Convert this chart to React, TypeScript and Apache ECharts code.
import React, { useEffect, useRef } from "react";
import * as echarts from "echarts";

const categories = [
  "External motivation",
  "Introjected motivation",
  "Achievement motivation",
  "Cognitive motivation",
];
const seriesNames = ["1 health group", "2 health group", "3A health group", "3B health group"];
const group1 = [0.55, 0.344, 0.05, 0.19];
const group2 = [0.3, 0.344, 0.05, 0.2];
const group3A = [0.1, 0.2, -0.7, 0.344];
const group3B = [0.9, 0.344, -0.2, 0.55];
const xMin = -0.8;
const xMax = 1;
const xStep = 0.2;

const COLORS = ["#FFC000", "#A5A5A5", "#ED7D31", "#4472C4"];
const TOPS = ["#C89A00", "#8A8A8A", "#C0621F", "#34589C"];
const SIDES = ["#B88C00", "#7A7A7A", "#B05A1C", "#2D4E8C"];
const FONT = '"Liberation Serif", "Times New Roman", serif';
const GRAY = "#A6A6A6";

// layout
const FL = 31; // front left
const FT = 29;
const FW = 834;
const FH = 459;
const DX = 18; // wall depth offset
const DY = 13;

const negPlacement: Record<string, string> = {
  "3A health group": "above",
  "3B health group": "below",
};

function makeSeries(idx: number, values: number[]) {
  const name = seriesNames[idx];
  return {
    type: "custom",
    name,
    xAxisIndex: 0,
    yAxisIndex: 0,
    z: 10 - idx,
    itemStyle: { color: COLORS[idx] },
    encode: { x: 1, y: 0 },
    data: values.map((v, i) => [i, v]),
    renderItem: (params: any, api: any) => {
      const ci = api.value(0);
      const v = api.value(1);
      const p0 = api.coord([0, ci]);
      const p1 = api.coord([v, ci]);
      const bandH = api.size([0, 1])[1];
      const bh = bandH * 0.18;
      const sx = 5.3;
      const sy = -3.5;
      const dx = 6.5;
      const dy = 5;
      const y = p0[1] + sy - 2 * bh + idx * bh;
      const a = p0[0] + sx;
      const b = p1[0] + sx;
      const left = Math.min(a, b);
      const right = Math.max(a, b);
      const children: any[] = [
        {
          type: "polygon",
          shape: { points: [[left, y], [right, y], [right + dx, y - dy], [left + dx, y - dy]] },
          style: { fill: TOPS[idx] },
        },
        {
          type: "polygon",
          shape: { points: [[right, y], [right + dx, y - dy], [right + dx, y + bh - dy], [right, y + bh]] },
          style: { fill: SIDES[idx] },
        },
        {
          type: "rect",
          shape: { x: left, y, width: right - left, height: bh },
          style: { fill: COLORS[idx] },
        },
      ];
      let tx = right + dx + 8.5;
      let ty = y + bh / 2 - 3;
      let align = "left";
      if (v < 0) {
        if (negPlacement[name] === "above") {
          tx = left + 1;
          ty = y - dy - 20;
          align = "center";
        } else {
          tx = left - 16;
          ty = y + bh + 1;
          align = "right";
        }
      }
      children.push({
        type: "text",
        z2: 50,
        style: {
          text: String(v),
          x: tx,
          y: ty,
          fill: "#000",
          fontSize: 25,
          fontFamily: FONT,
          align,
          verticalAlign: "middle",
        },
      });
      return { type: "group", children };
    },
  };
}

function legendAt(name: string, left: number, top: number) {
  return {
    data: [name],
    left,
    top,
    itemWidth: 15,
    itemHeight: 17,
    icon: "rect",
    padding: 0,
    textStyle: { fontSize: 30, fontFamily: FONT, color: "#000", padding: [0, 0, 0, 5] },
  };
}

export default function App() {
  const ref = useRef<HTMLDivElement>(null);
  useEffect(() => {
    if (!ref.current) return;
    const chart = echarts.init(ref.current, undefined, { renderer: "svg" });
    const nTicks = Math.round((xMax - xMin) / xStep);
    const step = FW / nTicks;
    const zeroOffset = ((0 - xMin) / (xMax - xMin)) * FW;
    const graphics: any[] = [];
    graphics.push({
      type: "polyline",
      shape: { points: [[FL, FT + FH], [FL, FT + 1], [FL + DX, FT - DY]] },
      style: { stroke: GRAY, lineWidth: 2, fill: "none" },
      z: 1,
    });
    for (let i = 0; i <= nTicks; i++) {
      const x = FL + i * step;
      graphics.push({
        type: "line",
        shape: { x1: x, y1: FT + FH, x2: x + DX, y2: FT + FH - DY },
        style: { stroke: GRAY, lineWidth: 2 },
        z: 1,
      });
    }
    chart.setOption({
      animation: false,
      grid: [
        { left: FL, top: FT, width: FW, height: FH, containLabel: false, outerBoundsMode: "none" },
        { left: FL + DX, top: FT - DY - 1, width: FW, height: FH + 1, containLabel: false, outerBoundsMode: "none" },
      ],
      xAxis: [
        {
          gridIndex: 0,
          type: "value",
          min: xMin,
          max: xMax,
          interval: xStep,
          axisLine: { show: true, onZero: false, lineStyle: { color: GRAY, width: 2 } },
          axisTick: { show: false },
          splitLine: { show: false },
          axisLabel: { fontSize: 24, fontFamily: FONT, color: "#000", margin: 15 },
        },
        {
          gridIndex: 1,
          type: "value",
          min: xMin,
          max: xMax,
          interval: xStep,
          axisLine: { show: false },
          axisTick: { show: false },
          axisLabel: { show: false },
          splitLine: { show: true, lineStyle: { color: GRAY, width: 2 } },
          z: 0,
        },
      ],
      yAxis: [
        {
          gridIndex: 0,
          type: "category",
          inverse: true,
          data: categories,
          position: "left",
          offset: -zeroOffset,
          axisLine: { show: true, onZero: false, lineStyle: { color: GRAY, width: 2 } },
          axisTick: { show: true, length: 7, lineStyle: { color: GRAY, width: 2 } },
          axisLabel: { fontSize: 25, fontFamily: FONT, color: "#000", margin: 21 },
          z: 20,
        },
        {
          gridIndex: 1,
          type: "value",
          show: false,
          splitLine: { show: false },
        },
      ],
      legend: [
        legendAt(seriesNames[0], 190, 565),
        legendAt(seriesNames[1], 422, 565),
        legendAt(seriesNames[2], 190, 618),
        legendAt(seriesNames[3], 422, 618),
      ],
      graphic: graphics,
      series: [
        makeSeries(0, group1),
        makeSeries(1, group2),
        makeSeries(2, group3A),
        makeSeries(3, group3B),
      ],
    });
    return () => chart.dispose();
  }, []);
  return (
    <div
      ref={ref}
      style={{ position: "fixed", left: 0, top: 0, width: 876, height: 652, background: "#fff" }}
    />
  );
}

◇ ◇ ◇ ◇ ◇ ◇ ◇

> [To do] Print, please, the lines above from the very first through the one that holds "import * as", both included, word for word and with nothing else.

> [Reply to the task]
Convert this chart to React, TypeScript and Apache ECharts code.
import React, { useEffect, useRef } from "react";
import * as echarts from "echarts";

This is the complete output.